A federal challenge grant tied to the Taylor’s checkerspot work was cancelled by the current administration, but the Institute of Applied Ecology has stepped in to manage the prairies going forward.

Building community, not just forest
After retiring from his career as a musculoskeletal diagnostic radiologist at Corvallis Radiology in 2014, Dave Ehlers didn’t slow down. He moved to the property full-time the following year and threw himself into the network of small forest landowners and watershed stewards that had helped make the J2E possible.
He joined the Luckiamute Watershed Council board in 2016, the Benton Small Woodlands Association board the same year — serving as president from 2020 to 2024 — and the Oregon Tree Farm System board in 2018. He credits the web of partners as essential to everything the J2E has accomplished.
“OSU Extension — hands down, we can’t do this without them,” he said. “No way. There’s no way I could have done any of this without them. And Oregon Department of Forestry, same thing.”
He describes the support structure for small forest landowners as a pyramid, with organizations like the Oregon Small Woodlands Association, the Oregon Tree Farm System, OSU Extension, ODF and OFRI forming the foundation — and watershed councils, soil and water conservation districts and federal agencies layered above.
“That’s why our theme is partnerships,” he said. “Because we got a bunch of people out here.”

The J2E has continued to grow. In 2019 the Ehlers acquired about 21 acres of Luckiamute River frontage, and in 2024 they closed on an 80-acre parcel — the OakHill tract — that fits into the northeast corner of the farm. A new road to access that ground is planned for construction as soon as the weekend tour wraps up.
A new NRCS Conservation Stewardship Program grant for 2025-29 will fund native shrub and small tree plantings along Sarah’s Run and eventually within a large Douglas fir stand, with the added purpose of getting the Ehlers’ three young grandchildren involved in the work.
Saturday’s tour will rotate through three separate 70-minute sessions, with experts from ODF, U.S. Fish and Wildlife, the Luckiamute Watershed Council, NRCS and OSU Extension leading participants through the ponds, riparian areas and timber stands. About 94 people registered for the event.
Sarah Ehlers said the day is about more than showing off what they’ve built.
“The theme is partnerships,” she said. “All of these entities will be here to support how to do it, who to call, who to connect to, if you see something that you really like — you want to build a pond or you want to do restoration.”

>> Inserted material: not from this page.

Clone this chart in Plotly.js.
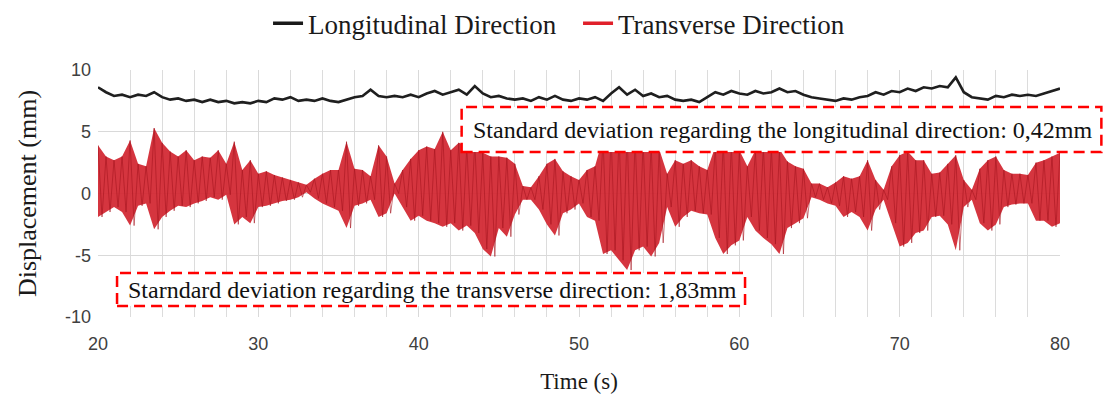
<!DOCTYPE html>
<html>
<head>
<meta charset="utf-8">
<script src="https://cdn.plot.ly/plotly-3.0.1.min.js"></script>
<style>
  html, body { margin: 0; padding: 0; background: #ffffff; }
  #chart { width: 1105px; height: 394px; }
</style>
</head>
<body>
<div id="chart"></div>
<script>
// Sample start / step (s) of the read-off series
const timeStart = 20;
const timeStep = 0.5;

// Longitudinal displacement (mm), read every 0.5 s from 20 s to 80 s
const longitudinal = [
  8.6, 8.2, 7.9, 8.0, 7.8, 8.0, 7.9, 8.2, 7.8, 7.6,
  7.7, 7.5, 7.6, 7.4, 7.6, 7.4, 7.5, 7.3, 7.4, 7.3,
  7.5, 7.4, 7.7, 7.6, 7.8, 7.5, 7.6, 7.5, 7.7, 7.5,
  7.4, 7.6, 7.8, 7.9, 8.4, 7.9, 7.8, 7.9, 7.8, 8.0,
  7.8, 8.1, 8.3, 8.0, 8.2, 8.4, 8.0, 8.7, 8.1, 7.8,
  7.9, 7.7, 7.6, 7.7, 7.5, 7.8, 7.6, 7.9, 7.6, 7.5,
  7.7, 7.6, 7.8, 7.5, 8.1, 8.6, 8.0, 8.4, 7.9, 8.1,
  7.8, 7.9, 7.6, 7.5, 7.6, 7.4, 7.8, 8.2, 8.0, 8.3,
  8.1, 8.0, 8.3, 8.1, 8.2, 8.5, 8.2, 8.3, 8.0, 7.8,
  7.7, 7.6, 7.5, 7.7, 7.6, 7.8, 7.9, 8.2, 8.0, 8.3,
  8.2, 8.5, 8.3, 8.6, 8.5, 8.7, 8.6, 9.4, 8.2, 7.8,
  7.7, 7.6, 7.9, 7.8, 8.0, 7.9, 8.0, 7.9, 8.1, 8.3,
  8.5
];

// Transverse displacement (mm): positive peaks, read every 0.5 s
const transversePeaks = [
  3.9, 3.0, 2.7, 3.0, 4.3, 2.4, 2.2, 5.3, 4.1, 3.4,
  3.0, 3.5, 2.7, 3.0, 2.9, 3.5, 2.4, 4.2, 1.9, 2.7,
  1.6, 1.8, 1.5, 1.3, 1.1, 0.9, 0.7, 1.2, 1.6, 1.9,
  1.9, 4.2, 2.0, 1.9, 1.4, 3.9, 3.0, 0.8, 1.9, 2.8,
  3.5, 3.8, 3.6, 5.0, 3.5, 4.1, 3.8, 4.1, 3.3, 3.0,
  3.0, 2.9, 2.4, 0.6, 0.5, 1.4, 2.4, 2.8, 1.8, 1.4,
  1.1, 1.9, 2.2, 4.5, 4.8, 4.8, 5.0, 4.5, 4.2, 4.0,
  3.6, 1.6, 2.7, 2.4, 2.7, 2.2, 1.9, 3.8, 4.2, 4.0,
  3.5, 2.2, 3.5, 3.8, 3.8, 3.6, 2.6, 2.2, 2.0, 0.8,
  0.8, 0.5, 0.9, 1.4, 1.2, 1.4, 2.7, 1.1, 0.3, 2.2,
  3.1, 3.4, 2.7, 2.7, 1.6, 1.7, 2.4, 3.1, 1.1, 0.3,
  2.0, 2.7, 3.0, 1.9, 1.6, 1.6, 1.5, 2.5, 2.7, 3.0,
  3.3
];

// Transverse displacement (mm): negative troughs, read every 0.5 s
const transverseTroughs = [
  -1.9, -1.5, -1.1, -1.5, -2.6, -1.0, -0.8, -2.9, -1.9, -1.4,
  -1.0, -1.1, -0.8, -0.6, -0.3, -0.5, -0.1, -2.5, -1.9, -2.4,
  -1.1, -1.0, -0.8, -0.6, -0.5, -0.3, 0.1, -0.4, -0.8, -1.1,
  -1.4, -2.8, -1.0, -0.8, -0.5, -1.9, -1.6, 0.0, -1.1, -2.2,
  -1.8, -2.2, -2.4, -2.7, -2.4, -3.0, -2.6, -3.2, -4.5, -5.1,
  -2.8, -3.5, -1.7, -0.5, -0.5, -1.3, -2.5, -3.4, -1.6, -1.3,
  -0.8, -1.9, -2.2, -4.9, -4.6, -5.4, -6.2, -4.6, -4.3, -5.1,
  -4.0, -1.1, -2.7, -1.9, -1.4, -1.6, -1.7, -3.6, -4.9, -4.2,
  -3.8, -1.9, -3.0, -3.6, -4.1, -4.9, -2.8, -2.4, -2.0, -0.3,
  -0.5, -0.8, -1.0, -1.9, -1.5, -1.9, -3.0, -1.3, -0.5, -2.4,
  -4.3, -4.0, -3.2, -3.0, -1.9, -1.8, -2.5, -4.6, -1.1, -0.5,
  -2.4, -3.0, -2.5, -1.1, -0.9, -0.8, -0.8, -2.2, -2.2, -2.7,
  -2.4
];

// Axis tick values / labels
const yTickVals = [-10, -5, 0, 5, 10];
const yTickText = ['-10', '-5', '0', '5', '10'];

// Annotation texts
const noteLongitudinal = "Standard deviation regarding the longitudinal direction: 0,42mm";
const noteTransverse = "Starndard deviation regarding the transverse direction: 1,83mm";

const SERIF = "Liberation Serif, Times New Roman, serif";
const SANS = "Liberation Sans, Arial, sans-serif";

// sample times
const times = longitudinal.map((_, i) => timeStart + i * timeStep);

// transverse oscillation: peak at sample time, trough half-way to the next sample
const zigX = [], zigY = [];
for (let i = 0; i < times.length; i++) {
  zigX.push(times[i]); zigY.push(transversePeaks[i]);
  if (i < times.length - 1) { zigX.push(times[i] + timeStep / 2); zigY.push(transverseTroughs[i]); }
}

const traces = [
  { x: times, y: transverseTroughs, mode: 'lines', line: { width: 0, color: 'rgba(0,0,0,0)' },
    showlegend: false, hoverinfo: 'skip' },
  { x: times, y: transversePeaks, mode: 'lines', line: { width: 0, color: 'rgba(0,0,0,0)' },
    fill: 'tonexty', fillcolor: 'rgba(210,38,48,0.93)', showlegend: false, hoverinfo: 'skip' },
  { x: zigX, y: zigY, mode: 'lines', line: { width: 0.7, color: 'rgba(165,20,30,0.85)' },
    showlegend: false },
  { x: times, y: longitudinal, mode: 'lines', line: { width: 2.6, color: '#1f1f1f' },
    showlegend: false },
  // legend entries
  { x: [null], y: [null], mode: 'lines', name: 'Longitudinal Direction',
    line: { width: 3.5, color: '#1a1a1a' } },
  { x: [null], y: [null], mode: 'lines', name: 'Transverse Direction',
    line: { width: 3.5, color: '#e0202a' } }
];

const layout = {
  width: 1105, height: 394,
  margin: { l: 98, r: 45, t: 70, b: 77 },
  paper_bgcolor: '#ffffff', plot_bgcolor: '#ffffff',
  showlegend: true,
  legend: { orientation: 'h', traceorder: 'normal',
    xref: 'paper', x: 0.499, xanchor: 'center',
    yref: 'container', y: 0.94, yanchor: 'middle',
    entrywidth: 265, entrywidthmode: 'pixels',
    font: { family: SERIF, size: 27, color: '#1a1a1a' }, itemwidth: 30 },
  xaxis: {
    range: [20, 80], dtick: 10, tick0: 20,
    showgrid: true, gridcolor: '#d9d9d9', gridwidth: 1,
    minor: { dtick: 2, showgrid: true, gridcolor: '#dcdcdc', gridwidth: 1 },
    zeroline: false, showline: false, ticks: '',
    ticklabelstandoff: 14,
    tickfont: { family: SANS, size: 18, color: '#404040' },
    title: { text: 'Time (s)', font: { family: SERIF, size: 23, color: '#1a1a1a' }, standoff: 20 }
  },
  yaxis: {
    range: [-10, 10], tickmode: 'array', tickvals: yTickVals, ticktext: yTickText,
    showgrid: true, gridcolor: '#d9d9d9', gridwidth: 1,
    zeroline: false, showline: false, ticks: '',
    ticklabelstandoff: 6,
    tickfont: { family: SANS, size: 18, color: '#404040' },
    title: { text: 'Displacement (mm)', font: { family: SERIF, size: 26, color: '#1a1a1a' }, standoff: 20 }
  },
  shapes: [
    { type: 'rect', xref: 'paper', yref: 'paper', x0: 0.378, x1: 1.043, y0: 0.668, y1: 0.850,
      line: { color: '#ff0000', width: 2.5, dash: '11px,6px' }, fillcolor: '#ffffff', layer: 'above' },
    { type: 'rect', xref: 'paper', yref: 'paper', x0: 0.0198, x1: 0.6726, y0: 0.0445, y1: 0.178,
      line: { color: '#ff0000', width: 2.5, dash: '11px,6px' }, fillcolor: '#ffffff', layer: 'above' }
  ],
  annotations: [
    { text: noteLongitudinal, xref: 'paper', yref: 'paper', x: 0.388, y: 0.757,
      xanchor: 'left', yanchor: 'middle', showarrow: false,
      font: { family: SERIF, size: 24, color: '#111111' } },
    { text: noteTransverse, xref: 'paper', yref: 'paper', x: 0.029, y: 0.111,
      xanchor: 'left', yanchor: 'middle', showarrow: false,
      font: { family: SERIF, size: 24, color: '#111111' } }
  ]
};

Plotly.newPlot('chart', traces, layout, { displayModeBar: false, staticPlot: true });
</script>
</body>
</html>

Her husband framed the J2E’s 25-year journey the same way he hopes visitors will feel after walking the property Saturday.
“What we’d like to do is give people ideas,” he said. “We want people to say, ‘I could do that.’ We want them to be inspired.”
Asked if there was a particular spot he was especially eager to show people, Dave Ehlers said no — it’s the whole thing.
“It’s the diversity out here, which is amazing,” he said. “If you don’t like where you are, just walk 100 feet. It’s going to be different.”